_Written exercise_
Set down word for word the lines running from the line with "Write a LaTeX" to the line with "(0,0) rectangle (1169,409);", ends included. Skip every picture.

━━━━━ Data supplied

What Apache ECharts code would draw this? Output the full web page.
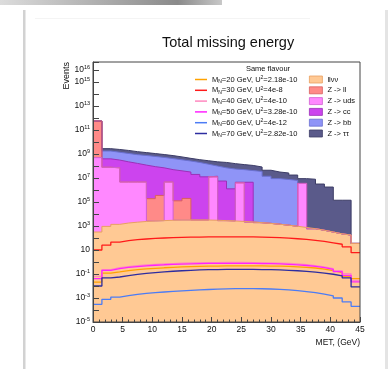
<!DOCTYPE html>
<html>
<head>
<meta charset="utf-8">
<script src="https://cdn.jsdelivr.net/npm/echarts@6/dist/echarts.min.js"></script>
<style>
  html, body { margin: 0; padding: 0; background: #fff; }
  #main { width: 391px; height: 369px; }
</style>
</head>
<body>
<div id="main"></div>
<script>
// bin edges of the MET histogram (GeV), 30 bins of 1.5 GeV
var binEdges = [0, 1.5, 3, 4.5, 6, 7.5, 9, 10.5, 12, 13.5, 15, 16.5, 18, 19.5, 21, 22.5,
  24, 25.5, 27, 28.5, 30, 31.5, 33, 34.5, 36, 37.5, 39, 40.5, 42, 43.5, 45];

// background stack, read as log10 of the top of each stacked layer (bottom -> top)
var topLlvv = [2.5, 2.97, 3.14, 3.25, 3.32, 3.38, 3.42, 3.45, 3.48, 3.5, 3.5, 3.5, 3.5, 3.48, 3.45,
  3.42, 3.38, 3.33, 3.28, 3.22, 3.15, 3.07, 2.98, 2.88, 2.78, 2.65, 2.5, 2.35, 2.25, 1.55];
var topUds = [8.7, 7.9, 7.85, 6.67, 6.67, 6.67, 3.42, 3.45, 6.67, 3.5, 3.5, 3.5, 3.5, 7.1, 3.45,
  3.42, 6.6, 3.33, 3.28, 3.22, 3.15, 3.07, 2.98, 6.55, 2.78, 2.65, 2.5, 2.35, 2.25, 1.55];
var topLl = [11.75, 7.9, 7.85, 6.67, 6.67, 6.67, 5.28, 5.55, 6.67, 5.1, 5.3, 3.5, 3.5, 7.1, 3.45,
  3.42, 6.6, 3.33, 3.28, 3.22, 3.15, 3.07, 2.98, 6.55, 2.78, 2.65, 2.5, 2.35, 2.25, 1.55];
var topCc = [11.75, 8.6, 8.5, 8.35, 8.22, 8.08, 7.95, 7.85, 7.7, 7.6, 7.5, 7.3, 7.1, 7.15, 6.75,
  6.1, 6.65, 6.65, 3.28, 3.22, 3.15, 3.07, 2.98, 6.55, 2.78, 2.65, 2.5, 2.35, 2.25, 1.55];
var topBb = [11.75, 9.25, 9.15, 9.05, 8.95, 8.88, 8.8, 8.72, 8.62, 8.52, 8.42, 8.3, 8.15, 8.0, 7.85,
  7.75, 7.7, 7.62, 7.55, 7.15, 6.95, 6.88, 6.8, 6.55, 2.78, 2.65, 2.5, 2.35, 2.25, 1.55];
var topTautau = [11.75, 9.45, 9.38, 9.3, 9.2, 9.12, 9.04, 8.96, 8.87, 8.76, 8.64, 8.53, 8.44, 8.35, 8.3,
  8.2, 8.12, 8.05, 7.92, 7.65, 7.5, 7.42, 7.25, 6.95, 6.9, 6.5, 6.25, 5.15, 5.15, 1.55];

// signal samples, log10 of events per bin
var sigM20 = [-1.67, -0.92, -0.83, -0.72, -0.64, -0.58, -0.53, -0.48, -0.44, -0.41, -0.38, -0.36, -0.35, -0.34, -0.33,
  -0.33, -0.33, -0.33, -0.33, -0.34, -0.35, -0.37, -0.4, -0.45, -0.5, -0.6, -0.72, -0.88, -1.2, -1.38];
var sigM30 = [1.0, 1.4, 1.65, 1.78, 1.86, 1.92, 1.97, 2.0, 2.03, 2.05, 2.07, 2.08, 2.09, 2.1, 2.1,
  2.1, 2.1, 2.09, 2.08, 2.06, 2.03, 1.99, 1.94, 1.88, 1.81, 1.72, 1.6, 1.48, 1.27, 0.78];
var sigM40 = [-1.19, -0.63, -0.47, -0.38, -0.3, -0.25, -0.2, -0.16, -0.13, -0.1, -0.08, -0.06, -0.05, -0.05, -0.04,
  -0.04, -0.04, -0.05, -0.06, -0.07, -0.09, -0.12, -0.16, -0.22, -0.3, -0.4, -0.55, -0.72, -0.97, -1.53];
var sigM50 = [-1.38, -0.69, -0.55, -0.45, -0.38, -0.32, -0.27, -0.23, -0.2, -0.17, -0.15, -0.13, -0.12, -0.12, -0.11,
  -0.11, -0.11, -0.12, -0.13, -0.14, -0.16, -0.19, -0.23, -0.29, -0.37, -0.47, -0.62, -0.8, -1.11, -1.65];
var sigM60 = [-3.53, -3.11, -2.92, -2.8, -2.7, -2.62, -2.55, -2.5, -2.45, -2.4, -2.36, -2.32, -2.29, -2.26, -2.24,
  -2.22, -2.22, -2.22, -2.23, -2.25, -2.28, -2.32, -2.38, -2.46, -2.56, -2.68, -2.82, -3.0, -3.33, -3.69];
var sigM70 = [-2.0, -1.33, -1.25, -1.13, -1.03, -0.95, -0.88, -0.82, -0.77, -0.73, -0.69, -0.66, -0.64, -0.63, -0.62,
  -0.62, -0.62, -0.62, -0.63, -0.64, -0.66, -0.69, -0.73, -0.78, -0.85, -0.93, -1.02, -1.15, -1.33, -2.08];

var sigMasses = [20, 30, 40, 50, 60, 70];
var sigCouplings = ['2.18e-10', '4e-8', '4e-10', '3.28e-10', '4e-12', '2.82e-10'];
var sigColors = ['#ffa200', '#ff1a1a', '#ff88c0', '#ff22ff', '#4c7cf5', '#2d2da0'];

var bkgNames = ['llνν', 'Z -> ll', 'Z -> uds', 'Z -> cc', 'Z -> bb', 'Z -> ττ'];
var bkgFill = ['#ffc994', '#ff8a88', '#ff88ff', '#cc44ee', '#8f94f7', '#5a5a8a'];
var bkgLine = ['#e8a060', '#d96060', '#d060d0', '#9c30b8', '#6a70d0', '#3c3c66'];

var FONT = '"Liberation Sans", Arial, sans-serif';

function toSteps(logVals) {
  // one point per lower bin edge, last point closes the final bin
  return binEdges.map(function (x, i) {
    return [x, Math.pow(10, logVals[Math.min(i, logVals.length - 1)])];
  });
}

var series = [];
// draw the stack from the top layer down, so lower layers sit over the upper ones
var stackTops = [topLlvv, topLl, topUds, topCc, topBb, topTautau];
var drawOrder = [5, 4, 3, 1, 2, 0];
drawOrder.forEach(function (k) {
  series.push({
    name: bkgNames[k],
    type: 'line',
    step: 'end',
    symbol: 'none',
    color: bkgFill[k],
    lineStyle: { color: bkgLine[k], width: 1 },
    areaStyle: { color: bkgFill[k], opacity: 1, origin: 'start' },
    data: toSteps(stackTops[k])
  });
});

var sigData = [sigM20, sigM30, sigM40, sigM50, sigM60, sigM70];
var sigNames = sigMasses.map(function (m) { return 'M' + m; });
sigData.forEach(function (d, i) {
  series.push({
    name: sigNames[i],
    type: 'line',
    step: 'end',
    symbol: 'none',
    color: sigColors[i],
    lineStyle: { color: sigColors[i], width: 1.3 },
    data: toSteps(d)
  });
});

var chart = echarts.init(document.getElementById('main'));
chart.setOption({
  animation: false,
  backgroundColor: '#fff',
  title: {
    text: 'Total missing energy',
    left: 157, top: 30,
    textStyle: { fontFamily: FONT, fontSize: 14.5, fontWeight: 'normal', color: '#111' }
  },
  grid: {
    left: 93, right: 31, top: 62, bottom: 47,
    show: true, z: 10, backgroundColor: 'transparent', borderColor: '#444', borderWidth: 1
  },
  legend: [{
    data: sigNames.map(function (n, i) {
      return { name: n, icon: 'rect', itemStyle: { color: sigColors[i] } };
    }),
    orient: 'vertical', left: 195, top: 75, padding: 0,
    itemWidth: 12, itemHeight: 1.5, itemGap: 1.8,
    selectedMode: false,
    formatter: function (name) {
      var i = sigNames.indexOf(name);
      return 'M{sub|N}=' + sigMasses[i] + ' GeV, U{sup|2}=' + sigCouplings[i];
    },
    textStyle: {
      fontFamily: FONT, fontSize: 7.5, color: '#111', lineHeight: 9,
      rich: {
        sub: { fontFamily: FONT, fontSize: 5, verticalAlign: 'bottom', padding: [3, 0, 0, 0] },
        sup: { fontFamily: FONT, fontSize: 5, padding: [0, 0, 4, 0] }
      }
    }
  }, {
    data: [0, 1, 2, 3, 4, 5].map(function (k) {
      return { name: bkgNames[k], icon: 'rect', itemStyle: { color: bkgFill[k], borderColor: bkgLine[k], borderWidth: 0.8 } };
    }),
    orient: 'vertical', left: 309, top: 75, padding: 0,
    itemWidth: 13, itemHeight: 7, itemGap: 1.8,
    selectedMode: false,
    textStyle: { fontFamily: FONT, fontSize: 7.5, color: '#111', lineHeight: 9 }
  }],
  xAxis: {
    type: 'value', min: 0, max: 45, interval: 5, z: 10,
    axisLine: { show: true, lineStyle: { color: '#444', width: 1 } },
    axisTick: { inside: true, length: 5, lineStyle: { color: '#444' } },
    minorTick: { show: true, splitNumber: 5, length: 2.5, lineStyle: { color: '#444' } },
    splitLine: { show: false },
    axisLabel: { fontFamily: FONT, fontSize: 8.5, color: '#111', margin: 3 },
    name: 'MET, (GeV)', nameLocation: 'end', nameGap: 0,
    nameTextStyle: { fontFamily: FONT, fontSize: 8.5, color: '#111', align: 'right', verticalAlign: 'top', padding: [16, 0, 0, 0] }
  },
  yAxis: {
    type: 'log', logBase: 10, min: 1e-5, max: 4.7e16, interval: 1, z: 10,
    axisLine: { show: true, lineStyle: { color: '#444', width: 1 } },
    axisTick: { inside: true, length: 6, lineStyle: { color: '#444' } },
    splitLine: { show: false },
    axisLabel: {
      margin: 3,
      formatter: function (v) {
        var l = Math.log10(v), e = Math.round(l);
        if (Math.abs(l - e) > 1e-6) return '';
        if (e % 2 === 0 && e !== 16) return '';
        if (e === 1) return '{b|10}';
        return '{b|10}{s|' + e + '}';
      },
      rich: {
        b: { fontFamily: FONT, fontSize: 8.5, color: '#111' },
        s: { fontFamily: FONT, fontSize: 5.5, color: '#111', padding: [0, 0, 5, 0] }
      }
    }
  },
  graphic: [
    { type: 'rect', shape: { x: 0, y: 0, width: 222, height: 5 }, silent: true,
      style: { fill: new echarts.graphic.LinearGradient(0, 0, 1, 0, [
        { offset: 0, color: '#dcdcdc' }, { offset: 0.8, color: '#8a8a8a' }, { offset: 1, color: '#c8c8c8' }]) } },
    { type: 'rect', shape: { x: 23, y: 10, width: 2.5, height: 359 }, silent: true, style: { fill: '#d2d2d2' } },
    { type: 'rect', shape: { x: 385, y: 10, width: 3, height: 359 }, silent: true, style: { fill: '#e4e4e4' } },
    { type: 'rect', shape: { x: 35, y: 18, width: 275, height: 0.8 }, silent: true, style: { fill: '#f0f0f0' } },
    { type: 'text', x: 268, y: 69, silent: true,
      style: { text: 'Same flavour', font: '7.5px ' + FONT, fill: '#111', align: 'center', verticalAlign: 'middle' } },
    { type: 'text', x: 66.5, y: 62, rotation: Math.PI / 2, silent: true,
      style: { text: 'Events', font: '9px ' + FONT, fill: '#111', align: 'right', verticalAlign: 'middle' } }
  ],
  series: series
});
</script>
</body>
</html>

━━━━━━━━━━
━━━━━ Data supplied

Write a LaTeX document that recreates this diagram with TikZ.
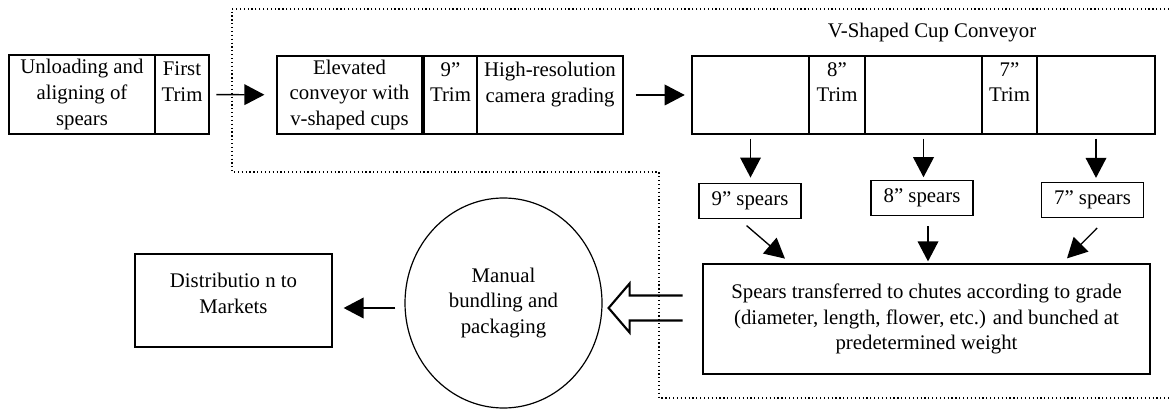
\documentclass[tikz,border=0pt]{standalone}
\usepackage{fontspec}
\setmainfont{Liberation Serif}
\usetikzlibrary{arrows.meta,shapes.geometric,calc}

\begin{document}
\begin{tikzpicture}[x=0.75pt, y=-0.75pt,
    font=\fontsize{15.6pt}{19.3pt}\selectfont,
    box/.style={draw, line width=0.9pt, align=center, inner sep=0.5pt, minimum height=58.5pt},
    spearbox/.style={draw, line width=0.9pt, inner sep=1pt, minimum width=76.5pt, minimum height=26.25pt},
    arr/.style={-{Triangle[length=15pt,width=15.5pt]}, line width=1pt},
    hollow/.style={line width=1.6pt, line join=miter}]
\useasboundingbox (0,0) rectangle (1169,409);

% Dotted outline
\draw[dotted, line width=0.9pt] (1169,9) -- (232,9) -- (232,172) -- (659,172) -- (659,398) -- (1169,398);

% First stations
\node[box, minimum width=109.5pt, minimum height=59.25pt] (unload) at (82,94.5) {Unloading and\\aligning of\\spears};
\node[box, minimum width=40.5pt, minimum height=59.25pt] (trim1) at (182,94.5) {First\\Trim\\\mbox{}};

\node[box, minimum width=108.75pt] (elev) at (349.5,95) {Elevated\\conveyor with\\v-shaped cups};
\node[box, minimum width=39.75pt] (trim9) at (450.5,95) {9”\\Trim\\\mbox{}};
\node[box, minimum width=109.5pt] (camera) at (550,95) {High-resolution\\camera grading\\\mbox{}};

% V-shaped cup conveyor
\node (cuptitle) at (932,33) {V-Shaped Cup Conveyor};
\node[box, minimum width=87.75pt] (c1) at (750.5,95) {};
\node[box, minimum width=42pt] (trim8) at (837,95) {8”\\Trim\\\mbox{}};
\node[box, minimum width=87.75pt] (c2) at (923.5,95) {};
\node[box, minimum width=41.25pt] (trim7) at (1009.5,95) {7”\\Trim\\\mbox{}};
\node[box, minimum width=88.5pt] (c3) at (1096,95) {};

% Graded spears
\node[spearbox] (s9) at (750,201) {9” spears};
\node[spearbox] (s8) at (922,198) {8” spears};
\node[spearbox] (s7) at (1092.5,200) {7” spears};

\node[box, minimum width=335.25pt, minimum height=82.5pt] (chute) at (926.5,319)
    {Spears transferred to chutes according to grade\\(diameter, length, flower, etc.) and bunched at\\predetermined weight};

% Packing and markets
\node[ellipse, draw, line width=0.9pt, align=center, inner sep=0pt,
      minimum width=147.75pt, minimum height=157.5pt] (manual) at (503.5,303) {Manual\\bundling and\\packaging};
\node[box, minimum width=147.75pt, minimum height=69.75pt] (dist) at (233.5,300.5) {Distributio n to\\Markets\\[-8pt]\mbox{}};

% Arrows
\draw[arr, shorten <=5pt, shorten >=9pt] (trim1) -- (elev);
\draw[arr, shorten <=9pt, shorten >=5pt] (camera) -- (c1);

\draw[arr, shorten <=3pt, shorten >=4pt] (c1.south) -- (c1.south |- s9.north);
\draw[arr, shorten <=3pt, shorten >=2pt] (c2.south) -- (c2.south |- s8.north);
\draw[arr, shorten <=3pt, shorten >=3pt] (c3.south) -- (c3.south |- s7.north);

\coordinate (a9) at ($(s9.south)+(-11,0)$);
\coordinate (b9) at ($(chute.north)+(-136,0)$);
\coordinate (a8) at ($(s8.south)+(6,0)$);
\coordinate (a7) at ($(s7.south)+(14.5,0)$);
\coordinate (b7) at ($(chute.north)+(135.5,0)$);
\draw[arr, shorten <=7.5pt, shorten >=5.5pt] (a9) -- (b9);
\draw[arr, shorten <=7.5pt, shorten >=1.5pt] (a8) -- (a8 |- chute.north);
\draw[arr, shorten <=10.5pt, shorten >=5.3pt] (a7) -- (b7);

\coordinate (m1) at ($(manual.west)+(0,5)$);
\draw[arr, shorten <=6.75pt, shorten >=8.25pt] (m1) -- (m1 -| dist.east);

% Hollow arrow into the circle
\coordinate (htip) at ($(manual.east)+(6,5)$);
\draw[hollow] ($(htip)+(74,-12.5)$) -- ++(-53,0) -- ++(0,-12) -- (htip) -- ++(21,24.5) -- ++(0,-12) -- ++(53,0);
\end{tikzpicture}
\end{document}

━━━━━━━━━━

_Finished exercise_
Write a LaTeX document that recreates this diagram with TikZ.
\documentclass[tikz,border=0pt]{standalone}
\usepackage{fontspec}
\setmainfont{Liberation Serif}
\usetikzlibrary{arrows.meta,shapes.geometric,calc}

\begin{document}
\begin{tikzpicture}[x=0.75pt, y=-0.75pt,
    font=\fontsize{15.6pt}{19.3pt}\selectfont,
    box/.style={draw, line width=0.9pt, align=center, inner sep=0.5pt, minimum height=58.5pt},
    spearbox/.style={draw, line width=0.9pt, inner sep=1pt, minimum width=76.5pt, minimum height=26.25pt},
    arr/.style={-{Triangle[length=15pt,width=15.5pt]}, line width=1pt},
    hollow/.style={line width=1.6pt, line join=miter}]
\useasboundingbox (0,0) rectangle (1169,409);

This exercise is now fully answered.